A oltre una settimana dalla sua cattura, è ancora incerto il destino di JJ4, l’orsa che il 6 aprile scorso ha ucciso il runner Andrea Papi. Attualmente risiede presso il centro faunistico di Casteller, dove attende l’esito della decisione del Tar che l’11 maggio si esprimerà sulla possibilità di abbatterla o trasferirla presso un rifugio adeguato. Nel frattempo, però, in molti stanno sollevando preoccupazione per la sorte dei tre cuccioli dell’orsa, separati dalla madre nel momento della cattura.
I CUCCIOLI DELL’ORSA JJ4 SOPRAVVIVERANNO? – Secondo gli esperti, i cuccioli dell’orsa Jj4 hanno circa 15 mesi e sono in fase di svezzamento. Ma, generalmente, quanto restano i piccoli di orso con la madre? “Indicativamente gli studi scientifici ci indicano intorno ai 2 anni: tra l’anno e mezzo e i due anni e mezzo”, spiega in un post su Facebook la dottoressa Chiara Grasso, etologa, giornalista, divulgatrice e docente di ecoturismo. In realtà, “un recente articolo pubblicato su Nature evidenzia che la strategia ‘2,5 anni’, con cura parentale molto prolungata, in Svezia sta aumentando di frequenza, e di molto, favorita dal tipo di gestione dell’attività venatoria”, prosegue.

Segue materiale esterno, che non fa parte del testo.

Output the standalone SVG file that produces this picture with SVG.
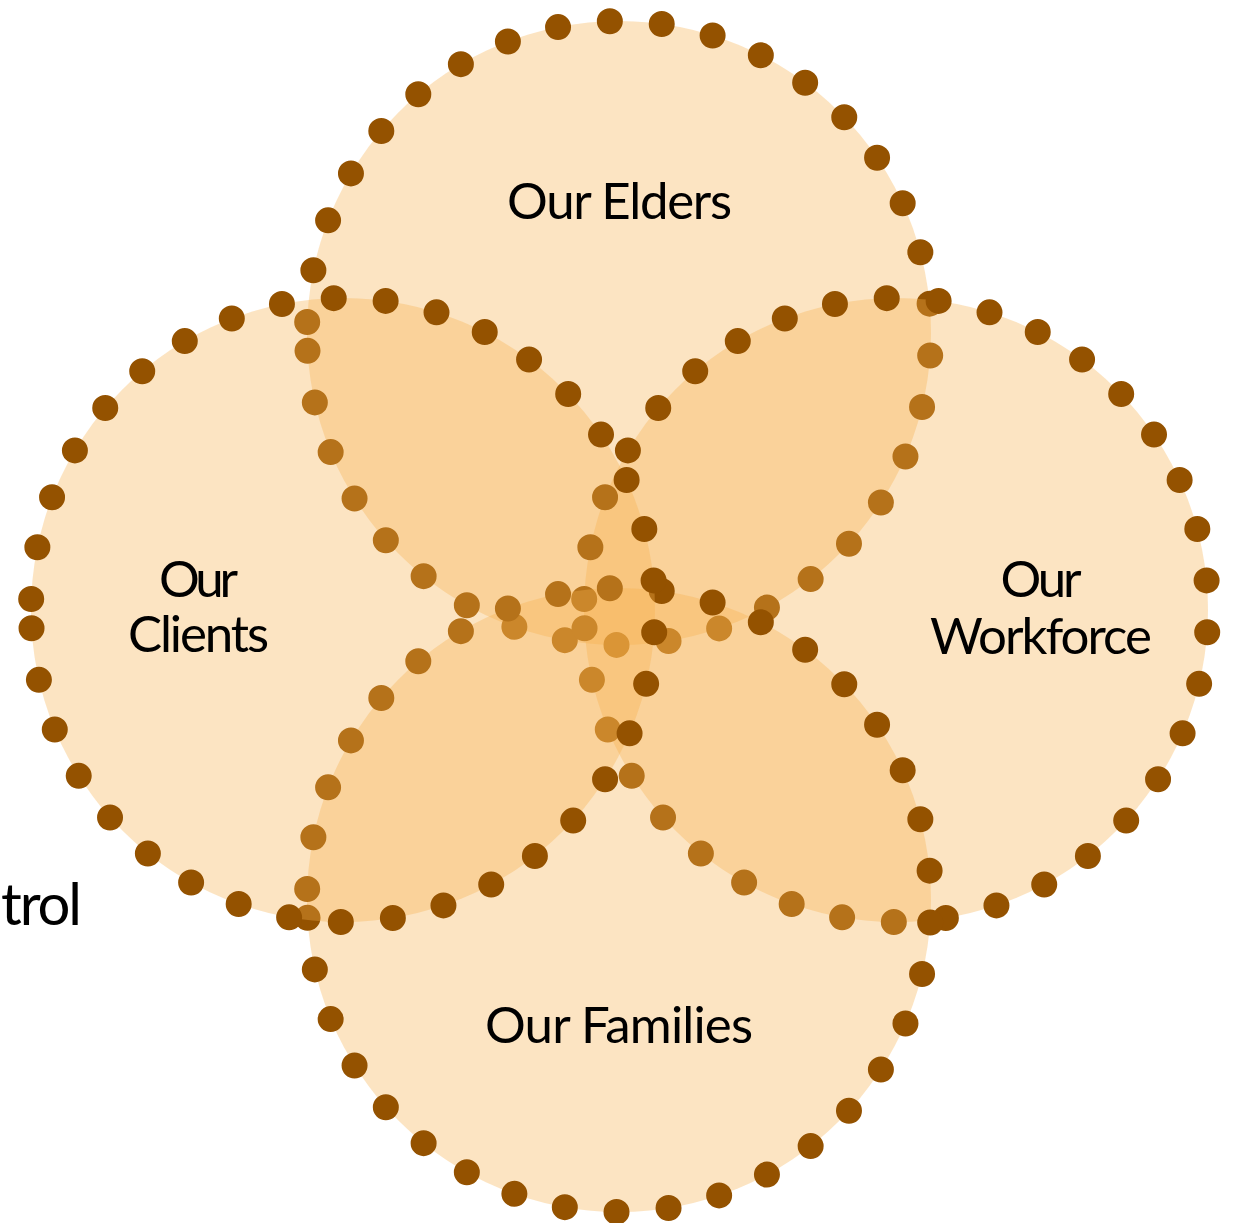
<svg xmlns="http://www.w3.org/2000/svg" width="1236" height="1223" viewBox="0 0 1236 1223">
  <style>
    .ring-fill { fill: #F6AF4D; fill-opacity: 0.34; stroke: none; }
    .ring-dots { fill: none; stroke: #945200; stroke-width: 26; stroke-linecap: round; stroke-dasharray: 0 52.17; }
    .label { font-family: Lato, "Open Sans", "Liberation Sans", sans-serif; font-size: 51px; fill: #000000; text-anchor: middle; }
    .stray { font-family: Lato, "Open Sans", "Liberation Sans", sans-serif; font-size: 58px; fill: #000000; text-anchor: start; }
  </style>

  <!-- stray text at the left edge -->
  <text class="stray" x="1" y="925" textLength="81">trol</text>

  <!-- Each circle: translucent fill, then a ring of round dots starting just above its leftmost point -->
  <g id="node-elders">
    <circle class="ring-fill" cx="619" cy="333" r="312"/>
    <path class="ring-dots" d="M307.19,322 A312,312 0 0 1 930.81,344 A312,312 0 0 1 307.19,322"/>
  </g>

  <g id="node-workforce">
    <circle class="ring-fill" cx="896" cy="610" r="312"/>
    <path class="ring-dots" d="M584.19,599 A312,312 0 0 1 1207.81,621 A312,312 0 0 1 584.19,599"/>
  </g>

  <g id="node-families">
    <circle class="ring-fill" cx="619" cy="900" r="312"/>
    <path class="ring-dots" d="M307.19,889 A312,312 0 0 1 930.81,911 A312,312 0 0 1 307.19,889"/>
  </g>

  <g id="node-clients">
    <circle class="ring-fill" cx="343" cy="610" r="312"/>
    <path class="ring-dots" d="M31.19,599 A312,312 0 0 1 654.81,621 A312,312 0 0 1 31.19,599"/>
  </g>

  <!-- no connectors in this figure -->
  <g id="connectors"/>

  <g id="labels">
    <text class="label" x="619.5" y="219" textLength="225">Our Elders</text>
    <text class="label" x="198.5" y="597" textLength="79">Our</text>
    <text class="label" x="198.5" y="652" textLength="141">Clients</text>
    <text class="label" x="1041" y="597" textLength="81">Our</text>
    <text class="label" x="1041" y="654" textLength="222">Workforce</text>
    <text class="label" x="619" y="1043" textLength="268">Our Families</text>
  </g>
</svg>
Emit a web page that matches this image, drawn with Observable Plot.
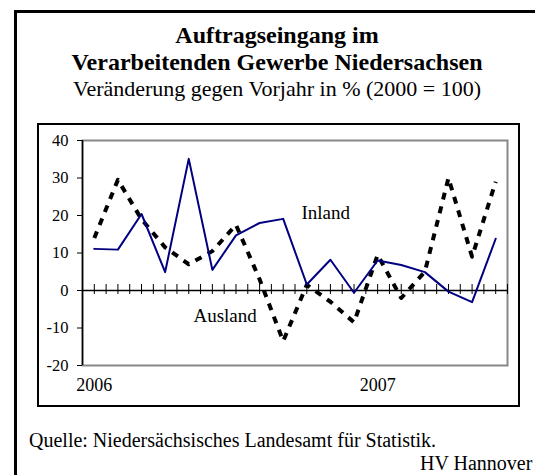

LE CONSEGUENZE DELLA SEPARAZIONE – Il punto centrale, infatti, è fino a che punto i cuccioli di orsa abbiano appreso le tecniche di sopravvivenza dalla madre. “Considerando che è solo dal secondo anno che le mamme iniziano a muoversi su aree più vaste”, prosegue, “incrementando l’insegnamento e la trasmissione di conoscenze, necessarie al definitivo svezzamento (ad esempio, come localizzare un frutto che si trova solo ad agosto), capirete bene che l’apprendimento non era ancora concluso e l’orso, essendo un animale straordinariamente complesso, ha un bisogno basilare di apprendimento e imitazione. Come noi”. I rischi riguardano la convivenza in un futuro tra i cuccioli dell’orsa e l’essere umano. “Mancando la madre nei momenti cruciali di apprendimento sociale e alimentare, quanto influirà questo sulla capacità dei piccoli di cercare cibo adeguato o piuttosto di optare per quello più semplice (umano) rischiando di diventare confidenti?”, si chiede Grasso. “E poi, quindi, essere anche loro eliminati perché troppo umanizzati? E poi di chi sarà la colpa? Sempre dell’orso cattivo, vero?”. Inoltre, “avendo visto la madre portata via dall’essere umano, e avendo vissuto episodi di aggressività da ambe parti, quanto influirà questo sulla loro aggressività e paura nei confronti dell’essere umano? (E poi, di chi sarà, la colpa?)”. Secondo Grasso, “l’apprendimento culturale non è meno importante di quello trasmesso geneticamente, eppure i grandi scienziati se lo scordano quando devono affermare che va beh, tanto ormai erano già svezzati. Come se l’apprendimento etologico di un orso dipendesse solo dalle tette e non da avere una guida”. L’etologa conclude con una riflessione. “Aver smesso di dipendere dalla madre non vuol dire non averne più bisogno. (Anche nell’umano, ma per quello preparo un’altra polemiketta)”.